Similarly, Jordan’s efforts to begin peace talks with Israel in 1994 came, in part, in the hope that Israel could compel Washington to resume military aid and spare parts as well as delivery of a squadron of F-16 jet fighters for the Royal Jordanian Air Force.
But several administration officials and GOP congressional aides told CNN that Kushner’s ability to make guarantees regarding military aid is questionable, particularly since these matters particularly go through a robust interagency process and are typically also cleared by Congress.
Bumps in the road
While the hope is that these other countries may agree to establish formal diplomatic ties with Israel, the likelihood of getting there by Election Day remains uncertain. Sudan shunned the idea publicly ahead of a visit this week by Secretary of State Mike Pompeo, saying it doesn’t have a mandate to pursue normalization with Israel.
Moroccan Prime Minister Saad Dine El Otmani also told reporters this week that “we refuse any normalization with the Zionist entity because this emboldens it to go further in breaching the rights of the Palestinian people.”
Administration officials acknowledged that the situation was too fluid and so hope for reaching additional agreements remains uncertain at best.

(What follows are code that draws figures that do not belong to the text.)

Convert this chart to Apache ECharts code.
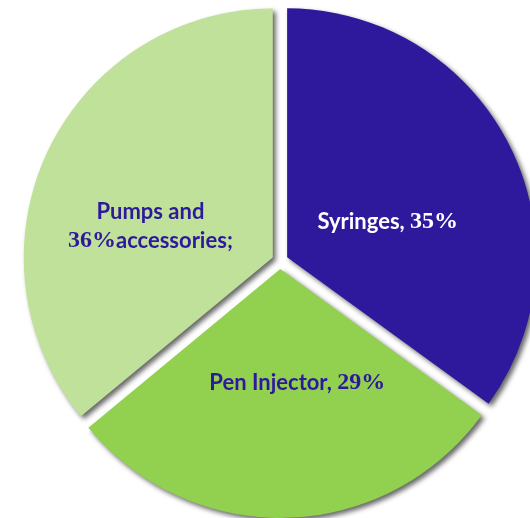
<!DOCTYPE html>
<html>
<head>
<meta charset="utf-8">
<script src="https://cdn.jsdelivr.net/npm/echarts@6/dist/echarts.min.js"></script>
<style>html,body{margin:0;padding:0;background:#fff;}#c{width:530px;height:518px;}</style>
</head>
<body>
<div id="c"></div>
<script>
var categories = ['Syringes', 'Pen Injector', 'Pumps and accessories'];
var values = [35, 29, 36];
var colors = ['#2E199C', '#92D050', '#BFE19A'];
var labelColors = ['#FFFFFF', '#2E199C', '#2E199C'];
var labelShift = [[-13, 22], [13, -14], [-7, 23]];

var chart = echarts.init(document.getElementById('c'), null, {renderer: 'canvas'});

function fmt(p) {
  if (p.dataIndex === 2) {
    return '{w|Pumps and}\n{n|' + p.value + '%}{w|accessories;}';
  }
  return '{w|' + p.name + ', }{n|' + p.value + '%}';
}

function pad(s) {
  var dx = s[0], dy = s[1];
  return [Math.max(dy, 0) * 2, Math.max(-dx, 0) * 2, Math.max(-dy, 0) * 2, Math.max(dx, 0) * 2];
}

var data = categories.map(function (c, i) {
  return {
    name: c,
    value: values[i],
    selected: true,
    itemStyle: {color: colors[i]},
    label: {
      color: labelColors[i],
      padding: pad(labelShift[i]),
      rich: {
        w: {fontFamily: 'Lato', fontWeight: 'bold', fontSize: 22, color: labelColors[i], lineHeight: 29},
        n: {fontFamily: 'Liberation Serif', fontWeight: 'bold', fontSize: 24, color: labelColors[i], lineHeight: 29}
      }
    }
  };
});

chart.setOption({
  animation: false,
  series: [{
    type: 'pie',
    center: [280, 261],
    radius: [0, 249],
    startAngle: 90,
    clockwise: true,
    selectedMode: 'multiple',
    selectedOffset: 8,
    avoidLabelOverlap: false,
    label: {show: true, position: 'inside', formatter: fmt, align: 'center'},
    labelLine: {show: false},
    itemStyle: {
      shadowBlur: 5,
      shadowColor: 'rgba(0,0,0,0.6)',
      shadowOffsetX: 3,
      shadowOffsetY: 3
    },
    emphasis: {disabled: true},
    data: data
  }]
});
</script>
</body>
</html>
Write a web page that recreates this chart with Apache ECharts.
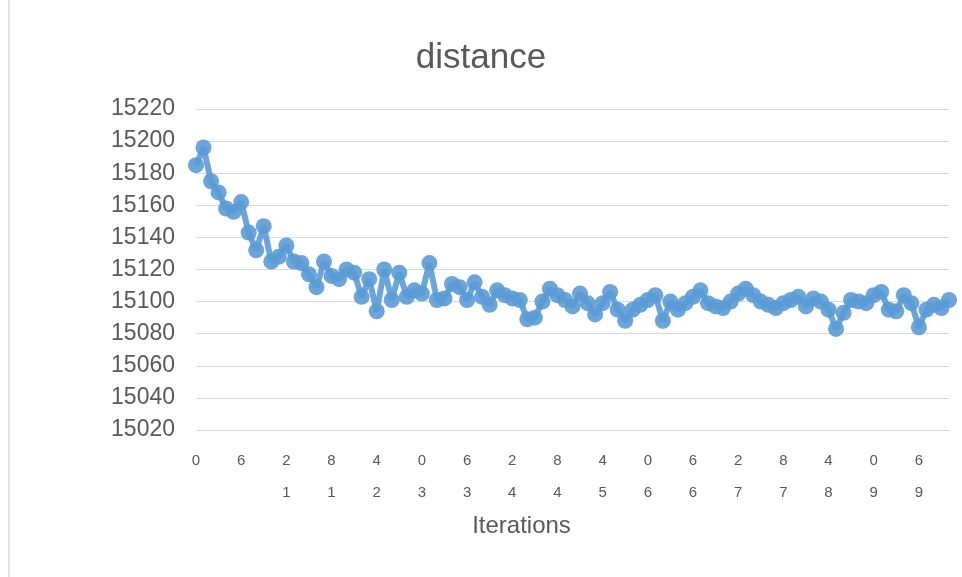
<!DOCTYPE html>
<html>
<head>
<meta charset="utf-8">
<style>
  html, body { margin: 0; padding: 0; background: #ffffff; }
  #chart { width: 962px; height: 577px; }
</style>
<script src="https://cdn.jsdelivr.net/npm/echarts@6/dist/echarts.min.js"></script>
</head>
<body>
<div id="chart"></div>
<script>
// Iteration numbers along the horizontal axis
const iterations = Array.from({ length: 101 }, (_, i) => String(i));

// Total distance reached at each iteration
const distance = [
  15185, 15196, 15175, 15168, 15158, 15156, 15162, 15143, 15132, 15147,
  15125, 15128, 15135, 15125, 15124, 15117, 15109, 15125, 15116, 15114,
  15120, 15118, 15103, 15114, 15094, 15120, 15101, 15118, 15103, 15107,
  15105, 15124, 15101, 15102, 15111, 15109, 15101, 15112, 15103, 15098,
  15107, 15104, 15102, 15101, 15089, 15090, 15100, 15108, 15104, 15101,
  15097, 15105, 15099, 15092, 15099, 15106, 15095, 15088, 15095, 15098,
  15101, 15104, 15088, 15100, 15095, 15099, 15103, 15107, 15099, 15097,
  15096, 15100, 15105, 15108, 15104, 15100, 15098, 15096, 15099, 15101,
  15103, 15097, 15102, 15100, 15095, 15083, 15093, 15101, 15100, 15099,
  15104, 15106, 15095, 15094, 15104, 15099, 15084, 15095, 15098, 15096,
  15101
];

// Value axis range and step
const yMin = 15020;
const yMax = 15220;
const yStep = 20;

const chartTitle = 'distance';
const xAxisTitle = 'Iterations';

const textGray = '#595959';
const lineGray = '#d9d9d9';
const seriesBlue = '#5B9BD5';
const fontFamily = '"Liberation Sans", Arial, sans-serif';

// Category labels are written vertically, so the digits read bottom-to-top
function stackedDigits(label) {
  return label.split('').reverse().join('\n');
}

const chart = echarts.init(document.getElementById('chart'), null, { renderer: 'canvas' });

chart.setOption({
  animation: false,
  backgroundColor: '#ffffff',
  textStyle: { fontFamily: fontFamily },
  title: {
    text: chartTitle,
    left: 'center',
    top: 36,
    textStyle: { color: textGray, fontSize: 35, fontWeight: 'normal', fontFamily: fontFamily }
  },
  graphic: [
    {
      type: 'line',
      shape: { x1: 9, y1: 0, x2: 9, y2: 577 },
      style: { stroke: lineGray, lineWidth: 1.5 },
      silent: true
    }
  ],
  grid: { left: 196, right: 13, top: 109, bottom: 147, containLabel: false },
  xAxis: {
    type: 'category',
    data: iterations,
    boundaryGap: false,
    name: xAxisTitle,
    nameLocation: 'middle',
    nameGap: 79,
    nameTextStyle: { color: textGray, fontSize: 24, fontFamily: fontFamily, padding: [0, 102, 0, 0] },
    axisLine: { show: true, lineStyle: { color: lineGray, width: 1 } },
    axisTick: { show: false },
    axisLabel: {
      interval: 5,
      margin: 15,
      color: textGray,
      fontSize: 15,
      lineHeight: 32,
      fontFamily: fontFamily,
      formatter: stackedDigits
    },
    splitLine: { show: false }
  },
  yAxis: {
    type: 'value',
    min: yMin,
    max: yMax,
    interval: yStep,
    axisLine: { show: false },
    axisTick: { show: false },
    axisLabel: {
      color: textGray,
      fontSize: 23,
      margin: 21,
      fontFamily: fontFamily,
      padding: [0, 0, 12, 0],
      formatter: (v) => String(v)
    },
    splitLine: { show: true, lineStyle: { color: lineGray, width: 1 } }
  },
  series: [
    {
      name: chartTitle,
      type: 'line',
      data: distance,
      symbol: 'circle',
      symbolSize: 16,
      showSymbol: true,
      showAllSymbol: true,
      lineStyle: { color: seriesBlue, width: 6, opacity: 0.9 },
      itemStyle: { color: seriesBlue, opacity: 0.9 },
      emphasis: { disabled: true }
    }
  ]
});
</script>
</body>
</html>
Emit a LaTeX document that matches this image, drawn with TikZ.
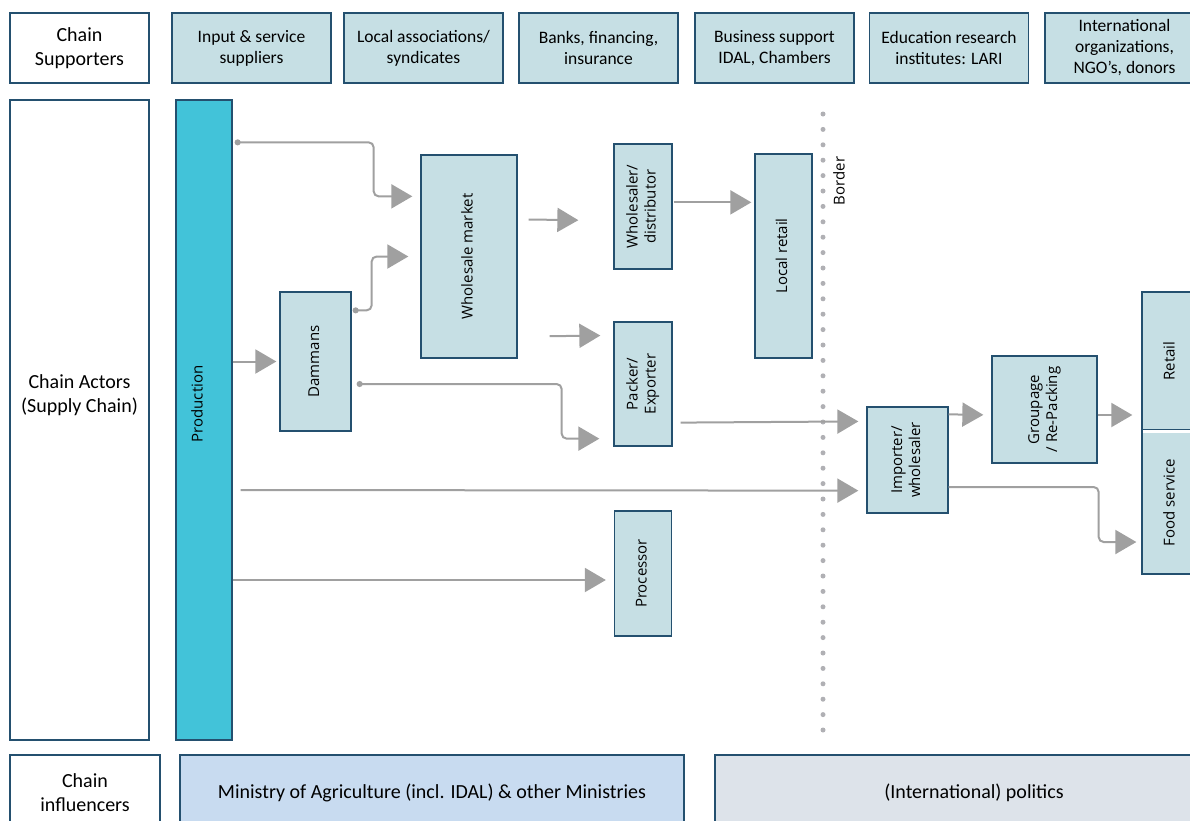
\documentclass[tikz,border=0pt]{standalone}
\usepackage{fontspec}
\usepackage{graphicx}
\setmainfont{Carlito}
\newfontfamily\actorfont{Open Sans}
\usetikzlibrary{arrows.meta,positioning,calc}
\definecolor{boxfill}{HTML}{C6DFE4}
\definecolor{boxline}{HTML}{24506F}
\definecolor{prodfill}{HTML}{42C3D9}
\definecolor{minfill}{HTML}{C8DBF0}
\definecolor{polfill}{HTML}{DDE3EA}
\definecolor{flowgray}{HTML}{A0A0A0}
\definecolor{dotgray}{HTML}{B0B0B4}
\newcommand{\vlabel}[1]{\rotatebox{90}{\begin{tabular}{@{}c@{}}#1\end{tabular}}}

\tikzset{
  sidebox/.style={draw=boxline,line width=1.3pt,fill=white,align=center,inner sep=0pt,
    font=\fontsize{20}{24}\selectfont},
  supbox/.style={draw=boxline,line width=1.3pt,fill=boxfill,align=center,inner sep=0pt,
    minimum width=159pt,minimum height=70pt,font=\fontsize{17.5}{21}\selectfont},
  actor/.style 2 args={draw=boxline,line width=1.3pt,fill=boxfill,inner sep=0pt,
    minimum width=#1,minimum height=#2,font=\actorfont\fontsize{15}{18}\selectfont},
  flow/.style={draw=flowgray,line width=2pt,rounded corners=5pt,
    -{Triangle[length=21pt,width=24pt]}},
  dotflow/.style={flow,{Circle[length=6pt]}-{Triangle[length=21pt,width=24pt]}}
}

\begin{document}
\begin{tikzpicture}[x=1pt,y=-1pt]
\path[use as bounding box,clip] (0,0) rectangle (1190,820);

% supporters
\node[sidebox,minimum width=139pt,minimum height=70pt] (sup) at (79.5,48) {Chain\\Supporters};
\foreach \n/\x/\txt in {inp/251.5/{Input \& service\\suppliers},
    loc/423.5/{Local associations/\\syndicates},
    bank/598.5/{Banks, financing,\\insurance},
    bus/774.5/{Business support\\IDAL, Chambers},
    edu/949/{Education research\\institutes: LARI},
    intl/1124.5/{International\\organizations,\\NGO’s, donors}}
  \node[supbox] (\n) at (\x,48) {\txt};

% actors
\node[sidebox,minimum width=139pt,minimum height=640pt] (act) at (79.5,420) {};
\node[align=center,font=\fontsize{20}{24}\selectfont] (actlab) at (79.5,395) {Chain Actors\\(Supply Chain)};
\node[draw=boxline,line width=1.3pt,fill=prodfill,minimum width=56pt,minimum height=640pt] (prod) at (204,420) {};
\node[rotate=90,font=\actorfont\fontsize{15}{18}\selectfont] (prodlab) at (197,404) {Production};

\node[actor={71pt}{139pt}] (dam) at (315.5,361.5) {\vlabel{Dammans}};
\node[actor={96pt}{203pt}] (wm) at (469,256.5) {\vlabel{Wholesale market}};
\node[actor={58pt}{125pt}] (wd) at (643,206.5) {\vlabel{Wholesaler/\\distributor}};
\node[actor={58pt}{124pt}] (pe) at (643,384) {\vlabel{Packer/\\Exporter}};
\node[actor={57pt}{125pt}] (pr) at (643,573.5) {\vlabel{Processor}};
\node[actor={57pt}{204pt}] (lr) at (783.5,256) {\vlabel{Local retail}};
\node[actor={81pt}{106pt}] (im) at (907.5,460) {\vlabel{Importer/\\wholesaler}};
\node[actor={105pt}{107pt}] (gr) at (1044.5,409.5) {\vlabel{Groupage\\/ Re-Packing}};
\node[actor={58pt}{138pt}] (re) at (1171,361) {\vlabel{Retail}};
\node[actor={58pt}{143pt}] (fs) at (1171,502.5) {\vlabel{Food service}};
\draw[white,line width=3pt] ($(re.south west)+(1.5,0.5)$) -- ($(re.south east)+(0,0.5)$);

% border
\coordinate (bt) at (823,114);
\coordinate (bb) at (823,737);
\draw[dotgray,line width=5pt,line cap=round,dash pattern=on 0pt off 15.4pt] (bt) -- (bb);
\node[rotate=90,font=\actorfont\fontsize{15}{18}\selectfont] (bordlab) at (839,181) {Border};

% flows
\draw[dotflow,shorten >=8pt] ($(prod.north east)+(2,43)$) -- ++(139,0) |- ($(wm.north west)+(0,42)$);
\draw[dotflow,shorten >=12pt] ($(dam.north east)+(1,19)$) -- ++(19,0) |- (wm.west);
\draw[flow,shorten >=3pt] (prod.east |- dam.west) -- (dam.west);
\draw[dotflow,shorten >=14pt] ($(dam.east)+(5,22.5)$) -- ++(205,0) |- ($(pe.south west)+(0,-8)$);
\draw[flow,shorten <=11pt,shorten >=35pt] ($(wm.north east)+(0,65)$) -- ($(wd.south west)+(0,-49)$);
\draw[flow,shorten <=32pt,shorten >=13pt] ($(wm.south east)+(0,-22)$) -- ($(pe.north west)+(0,14)$);
\draw[flow,shorten <=1pt,shorten >=3pt] ($(wd.north east)+(0,59)$) -- ($(lr.north west)+(0,49)$);
\draw[flow,shorten <=8pt,shorten >=8pt] ($(pe.south east)+(0,-24)$) -- ($(im.north west)+(0,15)$);
\draw[flow,shorten <=8pt,shorten >=8pt] ($(prod.east)+(0,70)$) -- ($(im.south west)+(0,-23)$);
\draw[flow,shorten >=8pt] ($(prod.east)+(0,160)$) -- ($(pr.west)+(0,6.5)$);
\draw[flow,shorten >=8pt] ($(im.north east)+(0,8)$) -- ($(gr.west)+(0,5.5)$);
\draw[flow,shorten >=9pt] ($(gr.east)+(0,5.5)$) -- ($(re.west)+(0,54)$);
\draw[flow,shorten >=5pt] ($(im.east)+(0,27)$) -- ++(150,0) |- ($(fs.west)+(0,39.5)$);

% influencers
\node[sidebox,minimum width=150pt,minimum height=76pt] (inf) at (85,793) {Chain\\influencers};
\node[draw=boxline,line width=1.3pt,fill=minfill,minimum width=504pt,minimum height=76pt,
  font=\fontsize{20}{24}\selectfont] (min) at (432,793) {Ministry of Agriculture (incl. IDAL) \& other Ministries};
\node[draw=boxline,line width=1.3pt,fill=polfill,minimum width=518pt,minimum height=76pt,
  font=\fontsize{20}{24}\selectfont] (pol) at (974,793) {(International) politics};
\end{tikzpicture}
\end{document}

Even the UAE-Israel deal seemed to hit a snag almost as soon as it was announced. Both countries issued a flurry of contradictory statements about how the deal will impact Palestinians, who viewed the announcement as a sign of waning support among fellow Arabs.
UAE Crown Prince Mohammed bin Zayed said on Twitter that an agreement had been reached to stop further Israeli annexation of Palestinian territories, a threat Netanyahu had pledged to carry out this year. But later, in a televised address, Netanyahu confirmed that his annexation plans had only been “temporarily suspended,” adding that he was “still committed” to annexing parts of the West Bank.
Omar Ghobash, a top Emirati government minister, later confirmed that “we don’t have any guarantees as such” from Israel that it would not annex occupied Palestinian territory in the future.